Volcano smoke haults air traffic across Europe
An ash cloud from Iceland's spewing volcano halted air traffic across a wide swath of Europe yesterday, grounding planes on a scale unseen since the 2001 terror attacks, as authorities stopped all flights over Britain, Ireland and the Nordic countries.
Thousands of flights were cancelled, stranding tens of thousands of passengers, and officials said it was not clear when it would be safe enough to fly again.
An aviation expert said it was the first time in living memory that an ash cloud had affected some of the most congested airspace in the world, while a scientist in Iceland said the ejection of volcanic ash, and therefore disruptions in air travel, could continue for days or even weeks.
"At the present time it is impossible to say when we will resume flying," said Henrik Peter Joergensen, the spokesman for Copenhagen's airport in Denmark, where some 25,000 passengers were affected.
The ash plume, which rose to between 20,000 feet and 36,000 feet (6,000 meters and 11,000 meters), lies above the Atlantic Ocean close to the flight paths for most routes from the US east coast to Europe.
With the cloud drifting south and east across Britain, the country's air traffic service banned all non-emergency flights until at least 7 a.m. (0600GMT, 2 a.m.

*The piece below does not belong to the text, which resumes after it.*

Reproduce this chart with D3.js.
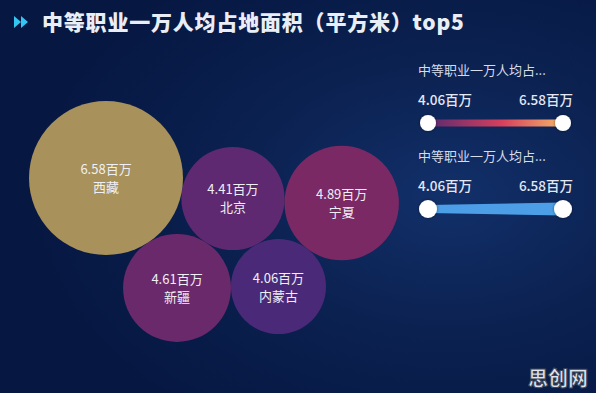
<!DOCTYPE html>
<html>
<head>
<meta charset="utf-8">
<script src="https://cdn.jsdelivr.net/npm/d3@7"></script>
<style>
    body { margin: 0; background: #0a1d48; overflow: hidden; }
    svg { display: block; }
</style>
</head>
<body>
<div id="chart"></div>
<script>
// ======= data =======
var provinces = ["北京", "新疆", "西藏", "内蒙古", "宁夏"];
var areaValues = [4.41, 4.61, 6.58, 4.06, 4.89];
var unitLabel = "百万";
var titleText = "中等职业一万人均占地面积（平方米）top5";
var legendTitles = ["中等职业一万人均占...", "中等职业一万人均占..."];
var legendRange = [4.06, 6.58];

// ======= formatting =======
var width = 596, height = 393;
var font = "'Noto Sans CJK SC', 'Noto Sans', sans-serif";
var packRotate = 122;          // degrees, orientation of the packed group
var packLeft = 29, packTop = 101;

var svg = d3.select("#chart").append("svg")
    .attr("width", width)
    .attr("height", height);

var defs = svg.append("defs");

// == background
var bg = defs.append("radialGradient")
    .attr("id", "bgGrad")
    .attr("cx", "75%").attr("cy", "50%").attr("r", "70%");
bg.append("stop").attr("offset", "0%").attr("stop-color", "#12306a");
bg.append("stop").attr("offset", "50%").attr("stop-color", "#0b2150");
bg.append("stop").attr("offset", "100%").attr("stop-color", "#061742");
svg.append("rect")
    .attr("width", width).attr("height", height)
    .attr("fill", "url(#bgGrad)");

// ======= title =======
svg.append("path")
    .attr("d", "M14,16 L21,22 L14,28 Z M21,16 L28,22 L21,28 Z")
    .attr("fill", "#33c6f3");
svg.append("text")
    .attr("x", 42).attr("y", 30)
    .attr("fill", "#e9eef6")
    .style("font-family", font)
    .style("font-size", "21px")
    .style("font-weight", 900)
    .style("letter-spacing", "0.8px")
    .text(titleText);

// ======= scales =======
var rScale = d3.scaleLinear()
    .domain([0, d3.max(areaValues)])
    .range([0, 77]);
var colorScale = d3.scaleLinear()
    .domain([legendRange[0], (legendRange[0] + legendRange[1]) / 2, legendRange[1]])
    .range(["#4a2a78", "#93285a", "#a8915a"]);

// ======= pack layout =======
var nodes = provinces.map(function(p, i) {
    return { name: p, value: areaValues[i], r: rScale(areaValues[i]) };
});
d3.packSiblings(nodes);

var ang = packRotate * Math.PI / 180;
nodes.forEach(function(d) {
    var x = d.x * Math.cos(ang) - d.y * Math.sin(ang);
    var y = d.x * Math.sin(ang) + d.y * Math.cos(ang);
    d.x = x; d.y = y;
});
var minX = d3.min(nodes, function(d) { return d.x - d.r; });
var minY = d3.min(nodes, function(d) { return d.y - d.r; });
nodes.forEach(function(d) {
    d.x += packLeft - minX;
    d.y += packTop - minY;
});

// ======= bubbles =======
var bubbles = svg.append("g").attr("id", "bubbles")
    .selectAll("g")
    .data(nodes)
    .enter()
    .append("g")
        .attr("transform", function(d) { return "translate(" + d.x + "," + d.y + ")"; });

bubbles.append("circle")
    .attr("r", function(d) { return d.r; })
    .attr("fill", function(d) { return colorScale(d.value); });

bubbles.append("text")
    .attr("text-anchor", "middle")
    .attr("y", -4)
    .attr("fill", "#eef0f6")
    .style("font-family", font)
    .style("font-size", "13px")
    .text(function(d) { return d.value.toFixed(2) + unitLabel; });

bubbles.append("text")
    .attr("text-anchor", "middle")
    .attr("y", 14)
    .attr("fill", "#eef0f6")
    .style("font-family", font)
    .style("font-size", "13px")
    .text(function(d) { return d.name; });

// ======= legends =======
var lg = defs.append("linearGradient").attr("id", "legGrad");
lg.append("stop").attr("offset", "0%").attr("stop-color", "#5a2a70");
lg.append("stop").attr("offset", "55%").attr("stop-color", "#d6405c");
lg.append("stop").attr("offset", "100%").attr("stop-color", "#f3b46a");

var legScale = d3.scaleLinear().domain(legendRange).range([428, 563]);

var handleShadow = defs.append("filter").attr("id", "hShadow")
    .attr("x", "-50%").attr("y", "-50%").attr("width", "200%").attr("height", "200%");
handleShadow.append("feDropShadow")
    .attr("dx", 0).attr("dy", 0).attr("stdDeviation", 1.5)
    .attr("flood-color", "#000").attr("flood-opacity", 0.5);

function drawLegend(idx, top) {
    var g = svg.append("g").attr("class", "legend");
    g.append("text")
        .attr("x", 418).attr("y", top)
        .attr("fill", "#d6dcea")
        .style("font-family", font)
        .style("font-size", "13px")
        .text(legendTitles[idx]);
    g.append("text")
        .attr("x", 418).attr("y", top + 30)
        .attr("fill", "#e4e8f2")
        .style("font-family", font)
        .style("font-size", "13.5px")
        .style("font-weight", 500)
        .text(legendRange[0].toFixed(2) + unitLabel);
    g.append("text")
        .attr("x", 573).attr("y", top + 30)
        .attr("text-anchor", "end")
        .attr("fill", "#e4e8f2")
        .style("font-family", font)
        .style("font-size", "13.5px")
        .style("font-weight", 500)
        .text(legendRange[1].toFixed(2) + unitLabel);

    var barY = top + 48;
    if (idx == 0) {
        g.append("rect")
            .attr("x", legScale(legendRange[0])).attr("y", barY - 3.5)
            .attr("width", legScale(legendRange[1]) - legScale(legendRange[0]))
            .attr("height", 7)
            .attr("fill", "url(#legGrad)");
    } else {
        var x0 = legScale(legendRange[0]), x1 = legScale(legendRange[1]);
        g.append("path")
            .attr("d", "M" + x0 + "," + (barY - 4) + "L" + x1 + "," + (barY - 6.5) +
                "L" + x1 + "," + (barY + 6.5) + "L" + x0 + "," + (barY + 4) + "Z")
            .attr("fill", "#4c9fe6");
    }
    g.selectAll("circle")
        .data(legendRange)
        .enter()
        .append("circle")
            .attr("cx", function(d) { return legScale(d); })
            .attr("cy", barY)
            .attr("r", idx == 0 ? 8 : 9)
            .attr("fill", "#ffffff")
            .attr("filter", "url(#hShadow)");
}
drawLegend(0, 75);
drawLegend(1, 161);

// ======= watermark =======
svg.append("text")
    .attr("x", 588).attr("y", 386)
    .attr("text-anchor", "end")
    .attr("fill", "#dfe3ea")
    .attr("stroke", "#3a4458")
    .attr("stroke-width", 1)
    .style("font-family", font)
    .style("font-size", "20px")
    .style("font-weight", 900)
    .text("思创网");
</script>
</body>
</html>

EDT) Friday. Irish authorities closed their air space for at least eight hours, and aviation authorities in Denmark, Norway, Sweden and Belgium took similar precautions.
The move shut down London's five major airports including Heathrow, a major trans-Atlantic hub that handles over 1,200 flights and 180,000 passengers per day. Airport shutdowns and flight cancellations spread eastward across Europe - to France, Belgium, the Netherlands, Denmark, Ireland, Sweden, Finland and Switzerland and the effects reverberated worldwide.
French officials shut down all flights to Paris and 23 other airports, in France.
Airlines in the United States cancelled some flights to Europe and delayed others. In Washington, the Federal Aviation Administration said it was working with airlines to try to reroute some flights around the massive ash cloud.